Emma Smith is an Oxford professor who has written about the famed “First Folio,” the effort of two of Shakespeare’s friends and fellow actors to collect and publish the works of the man now considered the world’s greatest dramatist.
The world owes an enormous debt to John Heminge and Henry Condell and their printers, William and Issac Jaggard, and their investors, led by bookseller Edward Blount. Without their efforts, we would not know the words of Julius Caesar, Macbeth or The Tempest and at least fifteen other Shakespeare plays.
Smith describes the collection, preparation, printing, and distribution of the “First Folio” and its significance in securing Shakespeare’s reputation and influence over centuries of English – and now global – literature.
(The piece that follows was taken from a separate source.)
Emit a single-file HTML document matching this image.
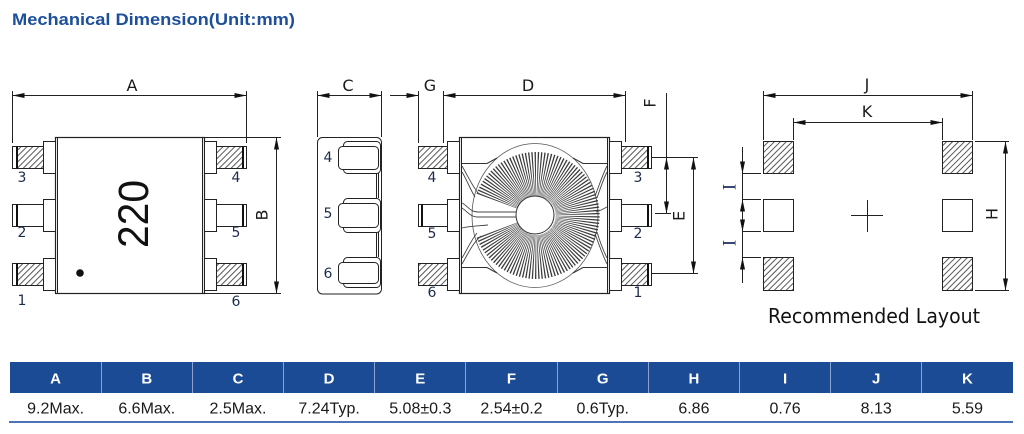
<!DOCTYPE html>
<html><head><meta charset="utf-8">
<style>
html,body{margin:0;padding:0;background:#fff;}
body{width:1024px;height:434px;overflow:hidden;position:relative;}
svg{position:absolute;left:0;top:0;}
</style></head><body>
<svg width="1024" height="434" viewBox="0 0 1024 434" xmlns="http://www.w3.org/2000/svg">
<defs>
<marker id="ar" viewBox="0 0 12 5" refX="12" refY="2.5" markerWidth="12" markerHeight="5" markerUnits="userSpaceOnUse" orient="auto-start-reverse"><path d="M0,0 L12,2.5 L0,5z" fill="#111"/></marker>
<pattern id="hp" width="4.2" height="4.2" patternUnits="userSpaceOnUse" patternTransform="rotate(45)"><line x1="1" y1="0" x2="1" y2="4.2" stroke="#444" stroke-width="0.9"/></pattern>
</defs>

<!-- Title -->
<text x="12" y="25" font-family="Liberation Sans, sans-serif" font-weight="bold" font-size="16.5" fill="#1d4f9c" textLength="283" lengthAdjust="spacingAndGlyphs">Mechanical Dimension(Unit:mm)</text>

<g font-family="DejaVu Sans, sans-serif" fill="#1a1a1a" font-size="16" text-anchor="middle">
  <text x="132" y="91">A</text>
  <text x="348" y="91">C</text>
  <text x="430" y="91">G</text>
  <text x="528" y="91">D</text>
  <text x="867" y="90">J</text>
  <text x="867" y="117">K</text>
  <text transform="translate(262,215) rotate(-90)" dominant-baseline="central">B</text>
  <text transform="translate(650,103) rotate(-90)" dominant-baseline="central">F</text>
  <text transform="translate(679,216) rotate(-90)" dominant-baseline="central">E</text>
  <text transform="translate(992,214) rotate(-90)" dominant-baseline="central">H</text>
</g>
<g font-family="Liberation Serif, serif" fill="#1c2c5c" font-size="19" text-anchor="middle">
  <text transform="translate(730,187) rotate(-90)" dominant-baseline="central">I</text>
  <text transform="translate(730,243) rotate(-90)" dominant-baseline="central">I</text>
</g>

<g stroke="#222" stroke-width="1" fill="none">
  <!-- ===== View 1 ===== -->
  <path d="M12.5,91 V143 M246.5,91 V143"/>
  <line x1="12.5" y1="95.5" x2="246.5" y2="95.5" marker-start="url(#ar)" marker-end="url(#ar)"/>
  <path d="M205,137.5 H281 M205,293.5 H281"/>
  <line x1="276.5" y1="137.5" x2="276.5" y2="293.5" marker-start="url(#ar)" marker-end="url(#ar)"/>
  <rect x="55.5" y="137.5" width="149" height="156" fill="#fff" stroke-width="1.2"/>
  <path d="M57.5,137.5 V293.5 M202.5,137.5 V293.5"/>
  <rect x="43.5" y="141.5" width="12" height="32" fill="#fff"/>
  <rect x="43.5" y="199.5" width="12" height="32" fill="#fff"/>
  <rect x="43.5" y="258.5" width="12" height="32" fill="#fff"/>
  <rect x="204.5" y="141.5" width="12" height="32" fill="#fff"/>
  <rect x="204.5" y="199.5" width="12" height="32" fill="#fff"/>
  <rect x="204.5" y="258.5" width="12" height="32" fill="#fff"/>
  <rect x="17.5" y="146.5" width="26" height="22" fill="url(#hp)" stroke="none"/>
  <rect x="17.5" y="263.5" width="26" height="22" fill="url(#hp)" stroke="none"/>
  <rect x="216.5" y="146.5" width="26" height="22" fill="url(#hp)" stroke="none"/>
  <rect x="216.5" y="263.5" width="26" height="22" fill="url(#hp)" stroke="none"/>
  <rect x="12.5" y="146.5" width="31" height="22"/>
  <rect x="12.5" y="204.5" width="31" height="22"/>
  <rect x="12.5" y="263.5" width="31" height="22"/>
  <rect x="216.5" y="146.5" width="30" height="22"/>
  <rect x="216.5" y="204.5" width="30" height="22"/>
  <rect x="216.5" y="263.5" width="30" height="22"/>
  <path d="M17,146.5 V168.5 M17,204.5 V226.5 M17,263.5 V285.5 M243,146.5 V168.5 M243,204.5 V226.5 M243,263.5 V285.5" stroke="#111" stroke-width="2"/>

  <!-- ===== View 2 (side) ===== -->
  <path d="M317.5,91 V137 M381.5,91 V137"/>
  <line x1="317.5" y1="95.5" x2="381.5" y2="95.5" marker-start="url(#ar)" marker-end="url(#ar)"/>
  <rect x="317.5" y="137.5" width="64" height="156.5" rx="5" fill="#fff"/>
  <path d="M376.5,173 V198 M378.5,173 V198 M376.5,232 V257 M378.5,232 V257"/>
  <rect x="343.5" y="141.5" width="37" height="32" rx="4" fill="#fff"/>
  <rect x="338.5" y="146.5" width="40" height="23" rx="4" fill="#fff"/>
  <rect x="343.5" y="198.5" width="37" height="34" rx="4" fill="#fff"/>
  <rect x="338.5" y="203.5" width="40" height="24" rx="4" fill="#fff"/>
  <rect x="343.5" y="257.5" width="37" height="30" rx="4" fill="#fff"/>
  <rect x="338.5" y="262.5" width="40" height="21" rx="4" fill="#fff"/>

  <!-- ===== View 3 ===== -->
  <path d="M418.5,91 V143 M443.5,91 V143 M625.5,91 V142"/>
  <line x1="390" y1="95.5" x2="418.5" y2="95.5" marker-end="url(#ar)"/>
  <line x1="443.5" y1="95.5" x2="625.5" y2="95.5" marker-start="url(#ar)" marker-end="url(#ar)"/>
  <rect x="459.5" y="137.5" width="150" height="156" fill="#fff" stroke-width="1.2"/>
  <path d="M461.5,137.5 V293.5 M607.5,137.5 V293.5"/>
  <rect x="447.5" y="141.5" width="12" height="32" fill="#fff"/>
  <rect x="447.5" y="199.5" width="12" height="32" fill="#fff"/>
  <rect x="447.5" y="258.5" width="12" height="32" fill="#fff"/>
  <rect x="609.5" y="141.5" width="12" height="32" fill="#fff"/>
  <rect x="609.5" y="199.5" width="12" height="32" fill="#fff"/>
  <rect x="609.5" y="258.5" width="12" height="32" fill="#fff"/>
  <rect x="418.5" y="146.5" width="29" height="22" fill="url(#hp)"/>
  <rect x="418.5" y="204.5" width="29" height="22" fill="#fff"/>
  <rect x="418.5" y="263.5" width="29" height="22" fill="url(#hp)"/>
  <rect x="621.5" y="146.5" width="26" height="22" fill="url(#hp)" stroke="none"/>
  <rect x="621.5" y="263.5" width="26" height="22" fill="url(#hp)" stroke="none"/>
  <rect x="621.5" y="146.5" width="30" height="22"/>
  <rect x="621.5" y="204.5" width="30" height="22"/>
  <rect x="621.5" y="263.5" width="30" height="22"/>
  <path d="M422,204.5 V226.5 M648,146.5 V168.5 M648,204.5 V226.5 M648,263.5 V285.5" stroke="#111" stroke-width="2"/>

  <!-- toroid -->
  <ellipse cx="535" cy="215.5" rx="63" ry="72" stroke="#555" stroke-width="0.8"/>
  <path d="M462,163.5 H487 L497,158 M607,163.5 H583 L573,158 M462,267.5 H487 L497,273 M607,267.5 H583 L573,273" stroke="#333"/>
  <path d="M497.2,201.2 A41.5,41.5 0 1 1 497.2,229.8" stroke="#3a3a3a" stroke-width="44" stroke-dasharray="0.9 1.25"/>
  <circle cx="535" cy="215" r="19" fill="#fff" stroke="#333"/>
  <g stroke="#444" stroke-width="0.9">
    <path d="M462,166 C468,176 472,186 479,194"/>
    <path d="M462,172 C467,180 470,189 475,197"/>
    <path d="M462,203 C468,206 470,212 478,212 L516,212"/>
    <path d="M462,208 C467,211 470,217 478,217 L516,217"/>
    <path d="M462,228 C470,226 478,226 488,225"/>
    <path d="M462,264 C468,254 472,244 481,236"/>
    <path d="M462,258 C467,250 470,242 477,233"/>
    <path d="M607,166 C602,176 599,186 595,196"/>
    <path d="M607,172 C603,180 600,189 597,198"/>
    <path d="M607,207 C603,209 600,211 596,212"/>
    <path d="M607,264 C602,254 599,244 595,234"/>
    <path d="M607,258 C603,250 600,242 597,232"/>
  </g>

  <!-- F / E dims -->
  <path d="M666.5,93 V157.5"/>
  <line x1="666.5" y1="213.5" x2="666.5" y2="157.5" marker-start="url(#ar)" marker-end="url(#ar)"/>
  <path d="M652,157.5 H698 M655,213.5 H671 M652,273.5 H698"/>
  <line x1="693.5" y1="157.5" x2="693.5" y2="273.5" marker-start="url(#ar)" marker-end="url(#ar)"/>

  <!-- ===== Layout ===== -->
  <path d="M763.5,91 V140 M972.5,91 V140 M793.5,118 V140 M942.5,118 V140"/>
  <line x1="763.5" y1="95.5" x2="972.5" y2="95.5" marker-start="url(#ar)" marker-end="url(#ar)"/>
  <line x1="793.5" y1="122.5" x2="942.5" y2="122.5" marker-start="url(#ar)" marker-end="url(#ar)"/>
  <rect x="763.5" y="141.5" width="30" height="32" fill="url(#hp)"/>
  <rect x="763.5" y="199.5" width="30" height="32" fill="#fff"/>
  <rect x="763.5" y="257.5" width="30" height="33" fill="url(#hp)"/>
  <rect x="942.5" y="141.5" width="30" height="32" fill="url(#hp)"/>
  <rect x="942.5" y="199.5" width="30" height="32" fill="#fff"/>
  <rect x="942.5" y="257.5" width="30" height="33" fill="url(#hp)"/>
  <path d="M851,215.5 H883 M867.5,200 V232"/>
  <path d="M975,141.5 H1009 M975,290.5 H1009"/>
  <line x1="1005.5" y1="141.5" x2="1005.5" y2="290.5" marker-start="url(#ar)" marker-end="url(#ar)"/>
  <path d="M742.5,147 V283"/>
  <path d="M742,173.5 H761 M742,199.5 H761 M742,231.5 H761 M742,257.5 H761"/>
  <line x1="742.5" y1="160" x2="742.5" y2="173.5" marker-end="url(#ar)"/>
  <line x1="742.5" y1="212" x2="742.5" y2="199.5" marker-end="url(#ar)"/>
  <line x1="742.5" y1="218" x2="742.5" y2="231.5" marker-end="url(#ar)"/>
  <line x1="742.5" y1="270" x2="742.5" y2="257.5" marker-end="url(#ar)"/>
</g>

<circle cx="80" cy="273" r="3.8" fill="#111"/>
<text transform="translate(134,214) rotate(-90)" text-anchor="middle" dominant-baseline="central" font-family="Liberation Sans, sans-serif" font-size="43" fill="#111" textLength="68" lengthAdjust="spacingAndGlyphs">220</text>

<!-- pin numbers -->
<g font-family="DejaVu Sans, sans-serif" font-size="14" fill="#1c2c4c" text-anchor="middle">
  <text x="22" y="182">3</text>
  <text x="22" y="237">2</text>
  <text x="22" y="305">1</text>
  <text x="236" y="182">4</text>
  <text x="236" y="237">5</text>
  <text x="236" y="306">6</text>
  <text x="328" y="162">4</text>
  <text x="328" y="218">5</text>
  <text x="328" y="278">6</text>
  <text x="432" y="182">4</text>
  <text x="432" y="238">5</text>
  <text x="432" y="297">6</text>
  <text x="638" y="182">3</text>
  <text x="638" y="238">2</text>
  <text x="638" y="297">1</text>
</g>

<text x="768" y="323" font-family="DejaVu Sans, sans-serif" font-size="20" fill="#111" textLength="212" lengthAdjust="spacingAndGlyphs">Recommended Layout</text>

<!-- Table -->
<rect x="10" y="362" width="1003" height="31" fill="#1c4b96"/>
<g stroke="#8aa3d0" stroke-width="1">
  <path d="M101.5,362 V393 M192.5,362 V393 M283.5,362 V393 M374.5,362 V393 M465.5,362 V393 M557.5,362 V393 M648.5,362 V393 M739.5,362 V393 M830.5,362 V393 M921.5,362 V393"/>
</g>
<line x1="9" y1="422" x2="1013" y2="422" stroke="#4d75b6" stroke-width="2"/>
<g font-family="Liberation Sans, sans-serif" font-size="15" font-weight="bold" fill="#fff" text-anchor="middle">
  <text x="55.6" y="383.5">A</text>
  <text x="146.8" y="383.5">B</text>
  <text x="238" y="383.5">C</text>
  <text x="329.1" y="383.5">D</text>
  <text x="420.3" y="383.5">E</text>
  <text x="511.5" y="383.5">F</text>
  <text x="602.7" y="383.5">G</text>
  <text x="693.9" y="383.5">H</text>
  <text x="785.1" y="383.5">I</text>
  <text x="876.2" y="383.5">J</text>
  <text x="967.4" y="383.5">K</text>
</g>
<g font-family="Liberation Sans, sans-serif" font-size="16" fill="#1a1a1a" text-anchor="middle">
  <text x="55.6" y="413.5">9.2Max.</text>
  <text x="146.8" y="413.5">6.6Max.</text>
  <text x="238" y="413.5">2.5Max.</text>
  <text x="329.1" y="413.5">7.24Typ.</text>
  <text x="420.3" y="413.5">5.08±0.3</text>
  <text x="511.5" y="413.5">2.54±0.2</text>
  <text x="602.7" y="413.5">0.6Typ.</text>
  <text x="693.9" y="413.5">6.86</text>
  <text x="785.1" y="413.5">0.76</text>
  <text x="876.2" y="413.5">8.13</text>
  <text x="967.4" y="413.5">5.59</text>
</g>
</svg>
</body></html>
While written by an academic for an academic audience, THE MAKING OF SHAKESPEARE’S FIRST FOLIO is easily accessible to the lay reader, though the good professor has this habit of sticking notes in the text saying an element of the subject at hand will be dealt with later in the book.
Still, it’s an informative read that makes clear that the then-limited market for books, expensive and time-consuming to print, almost robbed Western Civilization of one of its great treasures, the collected works of William Shakespeare.